_Problem details_
Write out all the lines again, precisely as they stand, but without the images.

>>>

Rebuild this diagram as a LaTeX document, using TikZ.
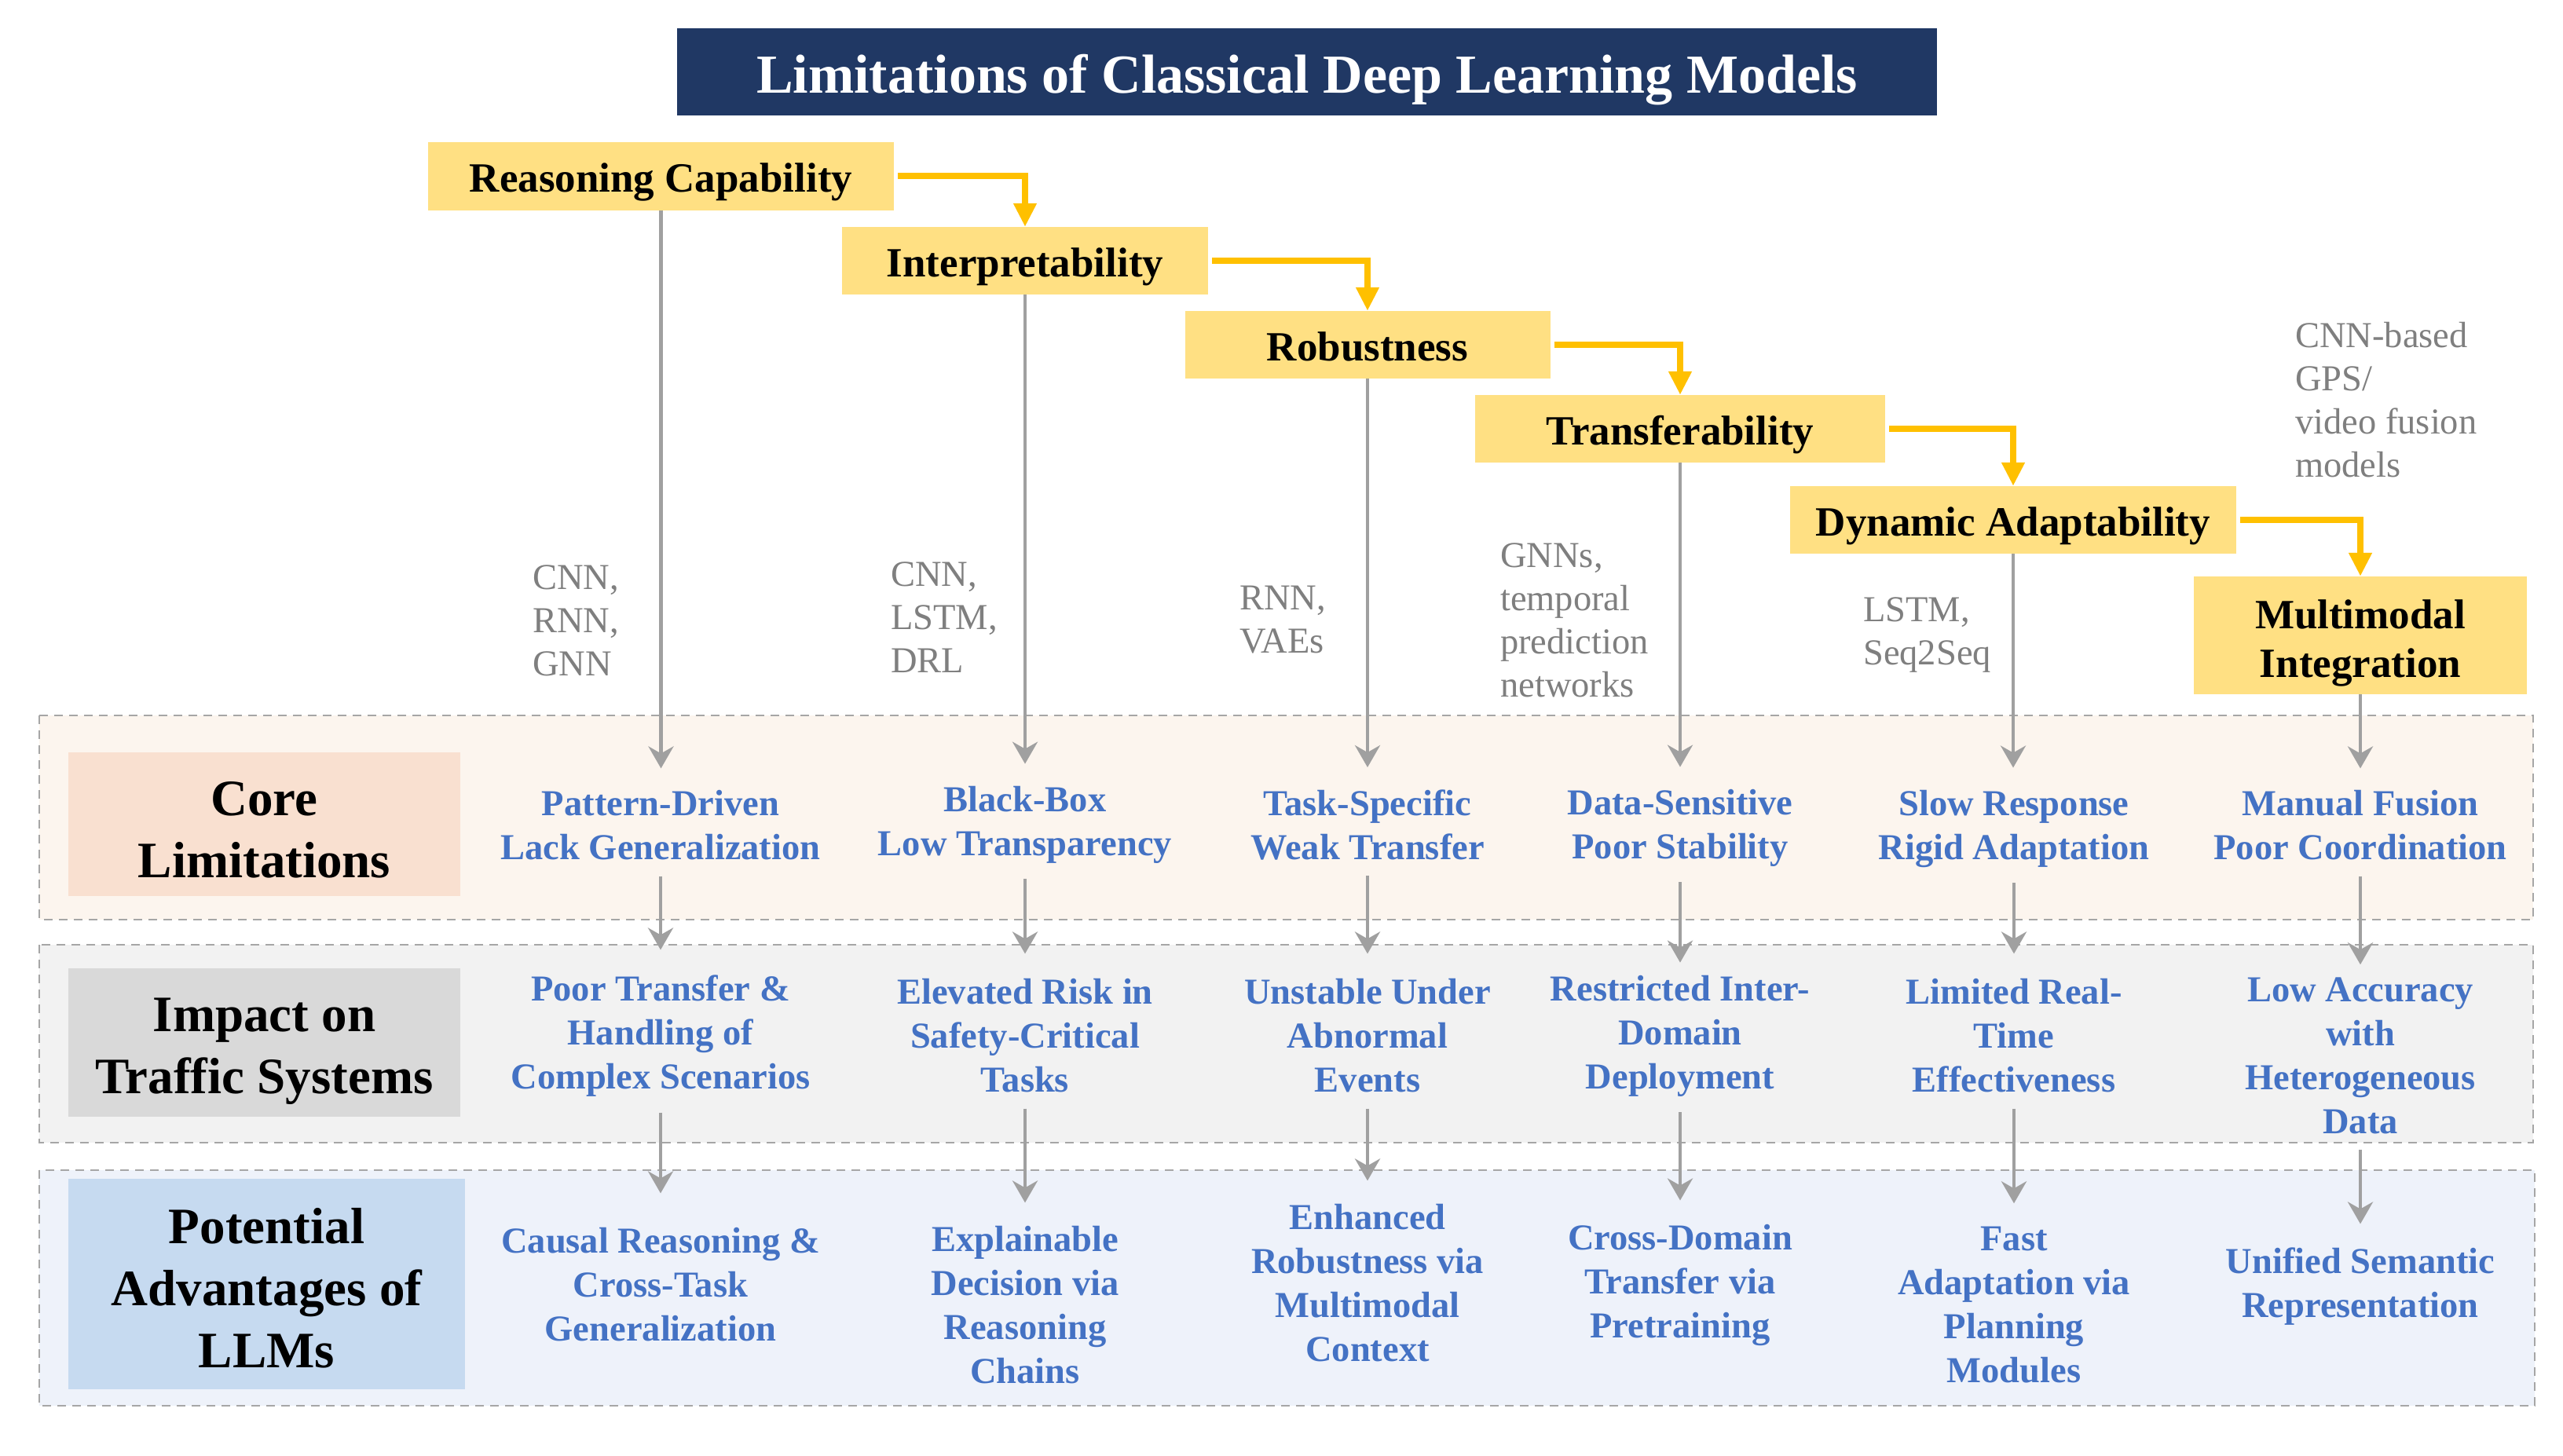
\documentclass[tikz,border=0pt]{standalone}
\usepackage{fontspec}
\setmainfont{Liberation Serif}
\usetikzlibrary{arrows.meta,calc}
\definecolor{navy}{HTML}{203864}
\definecolor{hdrfill}{HTML}{FFE083}
\definecolor{gold}{HTML}{FFC000}
\definecolor{garrow}{HTML}{A0A0A0}
\definecolor{gtext}{HTML}{7F7F7F}
\definecolor{bluet}{HTML}{4472C4}
\definecolor{rowA}{HTML}{FCF5EE}
\definecolor{rowB}{HTML}{F2F2F2}
\definecolor{rowC}{HTML}{EEF2FA}
\definecolor{labA}{HTML}{F9E0D0}
\definecolor{labB}{HTML}{D9D9D9}
\definecolor{labC}{HTML}{C6DAF0}
\definecolor{dashc}{HTML}{A6A6A6}
\begin{document}
\begin{tikzpicture}[x=1pt,y=-1pt,
  titlebox/.style={fill=navy, text=white, font=\bfseries\fontsize{70}{80}\selectfont, minimum width=1604pt, minimum height=111pt, inner sep=0, text height=53pt, text depth=0pt},
  hdr/.style={fill=hdrfill, font=\bfseries\fontsize{53}{62}\selectfont, minimum height=86pt, inner sep=0, align=center, text height=40pt, text depth=0pt},
  panel/.style={draw=dashc, line width=2.5pt, dash pattern=on 11pt off 8pt},
  lab/.style={font=\bfseries\fontsize{65}{79}\selectfont, align=center, inner sep=0, text depth=0pt},
  btext/.style={font=\bfseries\fontsize{46.5}{56}\selectfont, text=bluet, align=center, inner sep=0},
  mtext/.style={font=\fontsize{46.5}{55}\selectfont, text=gtext, align=left, anchor=west, inner sep=0},
  oarr/.style={draw=gold, line width=8pt, -{Triangle[width=28pt,length=30pt]}},
  garr/.style={draw=garrow, line width=4.5pt, -{Stealth[width=32pt,length=28pt,inset=9pt]}}
]
\useasboundingbox[fill=white] (0,0) rectangle (3263,1854);

% panels
\draw[panel, fill=rowA] (50,911) rectangle (3225,1171);
\draw[panel, fill=rowB] (50,1203) rectangle (3225,1455);
\draw[panel, fill=rowC] (50,1490) rectangle (3227,1790);

% title
\node[titlebox] (title) at (1664,92) {Limitations of Classical Deep Learning Models};

% header boxes
\node[hdr, minimum width=593pt] (h1) at (841.5,224.5) {Reasoning Capability};
\node[hdr, minimum width=466pt] (h2) at (1305,332) {Interpretability};
\node[hdr, minimum width=465pt] (h3) at (1741,439) {Robustness};
\node[hdr, minimum width=522pt] (h4) at (2139,546) {Transferability};
\node[hdr, minimum width=568pt] (h5) at (2563,662) {Dynamic Adaptability};
\node[hdr, minimum width=424pt, minimum height=150pt, text height=106pt] (h6) at (3005,809) {Multimodal\\Integration};

% orange connectors
\draw[oarr] ([xshift=5pt]h1.east) -| (h2.north);
\draw[oarr] ([xshift=5pt]h2.east) -| (h3.north);
\draw[oarr] ([xshift=5pt]h3.east) -| (h4.north);
\draw[oarr] ([xshift=5pt]h4.east) -| (h5.north);
\draw[oarr] ([xshift=5pt]h5.east) -| (h6.north);

% model texts
\node[mtext] (m1) at (678,790) {CNN,\\RNN,\\GNN};
\node[mtext] (m2) at (1134,786) {CNN,\\LSTM,\\DRL};
\node[mtext] (m3) at (1578,789) {RNN,\\VAEs};
\node[mtext] (m4) at (1910,790) {GNNs,\\temporal\\prediction\\networks};
\node[mtext] (m5) at (2372,809) {LSTM,\\Seq2Seq};
\node[mtext] (m6) at (2922,509) {CNN-based\\GPS/\\video fusion\\models};

% left labels
\node[lab, fill=labA, minimum width=499pt, minimum height=183pt, text height=135pt] (lA) at (336.5,1049.5) {Core\\Limitations};
\node[lab, fill=labB, minimum width=499pt, minimum height=189pt, text height=129pt] (lB) at (336.5,1327.5) {Impact on\\Traffic Systems};
\node[lab, fill=labC, minimum width=505pt, minimum height=268pt, text height=212pt] (lC) at (339.5,1635) {Potential\\Advantages of\\LLMs};

% row 1
\node[btext] (c1) at (841,1051) {Pattern-Driven\\Lack Generalization};
\node[btext] (c2) at (1305,1050) {Black-Box\\Low Transparency};
\node[btext] (c3) at (1741,1050) {Task-Specific\\Weak Transfer};
\node[btext] (c4) at (2139,1054) {Data-Sensitive\\Poor Stability};
\node[btext] (c5) at (2564,1055) {Slow Response\\Rigid Adaptation};
\node[btext] (c6) at (3005,1051) {Manual Fusion\\Poor Coordination};

% row 2
\node[btext] (i1) at (841,1319) {Poor Transfer \&\\Handling of\\Complex Scenarios};
\node[btext] (i2) at (1305,1319) {Elevated Risk in\\Safety-Critical\\Tasks};
\node[btext] (i3) at (1741,1319) {Unstable Under\\Abnormal\\Events};
\node[btext] (i4) at (2139,1319) {Restricted Inter-\\Domain\\Deployment};
\node[btext] (i5) at (2564,1319) {Limited Real-\\Time\\Effectiveness};
\node[btext] (i6) at (3005,1344) {Low Accuracy\\with\\Heterogeneous\\Data};

% row 3
\node[btext] (p1) at (841,1636) {Causal Reasoning \&\\Cross-Task\\Generalization};
\node[btext] (p2) at (1305,1662) {Explainable\\Decision via\\Reasoning\\Chains};
\node[btext] (p3) at (1741,1634) {Enhanced\\Robustness via\\Multimodal\\Context};
\node[btext] (p4) at (2139,1636) {Cross-Domain\\Transfer via\\Pretraining};
\node[btext] (p5) at (2564,1662) {Fast\\Adaptation via\\Planning\\Modules};
\node[btext] (p6) at (3005,1638) {Unified Semantic\\Representation};

% gray arrows: header -> row 1
\foreach \h/\c in {h1/c1,h2/c2,h3/c3,h4/c4,h5/c5,h6/c6}
  \draw[garr, shorten >=28pt] (\h.south) -- (\h.south |- \c.north);

% row 1 -> row 2
\foreach \c/\i/\g in {c1/i1/32,c2/i2/32,c3/i3/32,c4/i4/16,c5/i5/32,c6/i6/16}
  \draw[garr, shorten <=20pt, shorten >=\g pt] (\c.south) -- (\c.south |- \i.north);

% row 2 -> row 3
\foreach \i/\p/\g in {i1/p1/44,i2/p2/30,i3/p3/30,i4/p4/30,i5/p5/30,i6/p6/30}
  \draw[garr, shorten <=20pt, shorten >=\g pt] (\i.south) -- (\i.south |- \p.north);
\end{tikzpicture}
\end{document}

<<<

_Exercise solution_
Rebuild this diagram as a LaTeX document, using TikZ.
\documentclass[tikz,border=0pt]{standalone}
\usepackage{fontspec}
\setmainfont{Liberation Serif}
\usetikzlibrary{arrows.meta,calc}
\definecolor{navy}{HTML}{203864}
\definecolor{hdrfill}{HTML}{FFE083}
\definecolor{gold}{HTML}{FFC000}
\definecolor{garrow}{HTML}{A0A0A0}
\definecolor{gtext}{HTML}{7F7F7F}
\definecolor{bluet}{HTML}{4472C4}
\definecolor{rowA}{HTML}{FCF5EE}
\definecolor{rowB}{HTML}{F2F2F2}
\definecolor{rowC}{HTML}{EEF2FA}
\definecolor{labA}{HTML}{F9E0D0}
\definecolor{labB}{HTML}{D9D9D9}
\definecolor{labC}{HTML}{C6DAF0}
\definecolor{dashc}{HTML}{A6A6A6}
\begin{document}
\begin{tikzpicture}[x=1pt,y=-1pt,
  titlebox/.style={fill=navy, text=white, font=\bfseries\fontsize{70}{80}\selectfont, minimum width=1604pt, minimum height=111pt, inner sep=0, text height=53pt, text depth=0pt},
  hdr/.style={fill=hdrfill, font=\bfseries\fontsize{53}{62}\selectfont, minimum height=86pt, inner sep=0, align=center, text height=40pt, text depth=0pt},
  panel/.style={draw=dashc, line width=2.5pt, dash pattern=on 11pt off 8pt},
  lab/.style={font=\bfseries\fontsize{65}{79}\selectfont, align=center, inner sep=0, text depth=0pt},
  btext/.style={font=\bfseries\fontsize{46.5}{56}\selectfont, text=bluet, align=center, inner sep=0},
  mtext/.style={font=\fontsize{46.5}{55}\selectfont, text=gtext, align=left, anchor=west, inner sep=0},
  oarr/.style={draw=gold, line width=8pt, -{Triangle[width=28pt,length=30pt]}},
  garr/.style={draw=garrow, line width=4.5pt, -{Stealth[width=32pt,length=28pt,inset=9pt]}}
]
\useasboundingbox[fill=white] (0,0) rectangle (3263,1854);

% panels
\draw[panel, fill=rowA] (50,911) rectangle (3225,1171);
\draw[panel, fill=rowB] (50,1203) rectangle (3225,1455);
\draw[panel, fill=rowC] (50,1490) rectangle (3227,1790);

% title
\node[titlebox] (title) at (1664,92) {Limitations of Classical Deep Learning Models};

% header boxes
\node[hdr, minimum width=593pt] (h1) at (841.5,224.5) {Reasoning Capability};
\node[hdr, minimum width=466pt] (h2) at (1305,332) {Interpretability};
\node[hdr, minimum width=465pt] (h3) at (1741,439) {Robustness};
\node[hdr, minimum width=522pt] (h4) at (2139,546) {Transferability};
\node[hdr, minimum width=568pt] (h5) at (2563,662) {Dynamic Adaptability};
\node[hdr, minimum width=424pt, minimum height=150pt, text height=106pt] (h6) at (3005,809) {Multimodal\\Integration};

% orange connectors
\draw[oarr] ([xshift=5pt]h1.east) -| (h2.north);
\draw[oarr] ([xshift=5pt]h2.east) -| (h3.north);
\draw[oarr] ([xshift=5pt]h3.east) -| (h4.north);
\draw[oarr] ([xshift=5pt]h4.east) -| (h5.north);
\draw[oarr] ([xshift=5pt]h5.east) -| (h6.north);

% model texts
\node[mtext] (m1) at (678,790) {CNN,\\RNN,\\GNN};
\node[mtext] (m2) at (1134,786) {CNN,\\LSTM,\\DRL};
\node[mtext] (m3) at (1578,789) {RNN,\\VAEs};
\node[mtext] (m4) at (1910,790) {GNNs,\\temporal\\prediction\\networks};
\node[mtext] (m5) at (2372,809) {LSTM,\\Seq2Seq};
\node[mtext] (m6) at (2922,509) {CNN-based\\GPS/\\video fusion\\models};

% left labels
\node[lab, fill=labA, minimum width=499pt, minimum height=183pt, text height=135pt] (lA) at (336.5,1049.5) {Core\\Limitations};
\node[lab, fill=labB, minimum width=499pt, minimum height=189pt, text height=129pt] (lB) at (336.5,1327.5) {Impact on\\Traffic Systems};
\node[lab, fill=labC, minimum width=505pt, minimum height=268pt, text height=212pt] (lC) at (339.5,1635) {Potential\\Advantages of\\LLMs};

% row 1
\node[btext] (c1) at (841,1051) {Pattern-Driven\\Lack Generalization};
\node[btext] (c2) at (1305,1050) {Black-Box\\Low Transparency};
\node[btext] (c3) at (1741,1050) {Task-Specific\\Weak Transfer};
\node[btext] (c4) at (2139,1054) {Data-Sensitive\\Poor Stability};
\node[btext] (c5) at (2564,1055) {Slow Response\\Rigid Adaptation};
\node[btext] (c6) at (3005,1051) {Manual Fusion\\Poor Coordination};

% row 2
\node[btext] (i1) at (841,1319) {Poor Transfer \&\\Handling of\\Complex Scenarios};
\node[btext] (i2) at (1305,1319) {Elevated Risk in\\Safety-Critical\\Tasks};
\node[btext] (i3) at (1741,1319) {Unstable Under\\Abnormal\\Events};
\node[btext] (i4) at (2139,1319) {Restricted Inter-\\Domain\\Deployment};
\node[btext] (i5) at (2564,1319) {Limited Real-\\Time\\Effectiveness};
\node[btext] (i6) at (3005,1344) {Low Accuracy\\with\\Heterogeneous\\Data};

% row 3
\node[btext] (p1) at (841,1636) {Causal Reasoning \&\\Cross-Task\\Generalization};
\node[btext] (p2) at (1305,1662) {Explainable\\Decision via\\Reasoning\\Chains};
\node[btext] (p3) at (1741,1634) {Enhanced\\Robustness via\\Multimodal\\Context};
\node[btext] (p4) at (2139,1636) {Cross-Domain\\Transfer via\\Pretraining};
\node[btext] (p5) at (2564,1662) {Fast\\Adaptation via\\Planning\\Modules};
\node[btext] (p6) at (3005,1638) {Unified Semantic\\Representation};

% gray arrows: header -> row 1
\foreach \h/\c in {h1/c1,h2/c2,h3/c3,h4/c4,h5/c5,h6/c6}
  \draw[garr, shorten >=28pt] (\h.south) -- (\h.south |- \c.north);

% row 1 -> row 2
\foreach \c/\i/\g in {c1/i1/32,c2/i2/32,c3/i3/32,c4/i4/16,c5/i5/32,c6/i6/16}
  \draw[garr, shorten <=20pt, shorten >=\g pt] (\c.south) -- (\c.south |- \i.north);

% row 2 -> row 3
\foreach \i/\p/\g in {i1/p1/44,i2/p2/30,i3/p3/30,i4/p4/30,i5/p5/30,i6/p6/30}
  \draw[garr, shorten <=20pt, shorten >=\g pt] (\i.south) -- (\i.south |- \p.north);
\end{tikzpicture}
\end{document}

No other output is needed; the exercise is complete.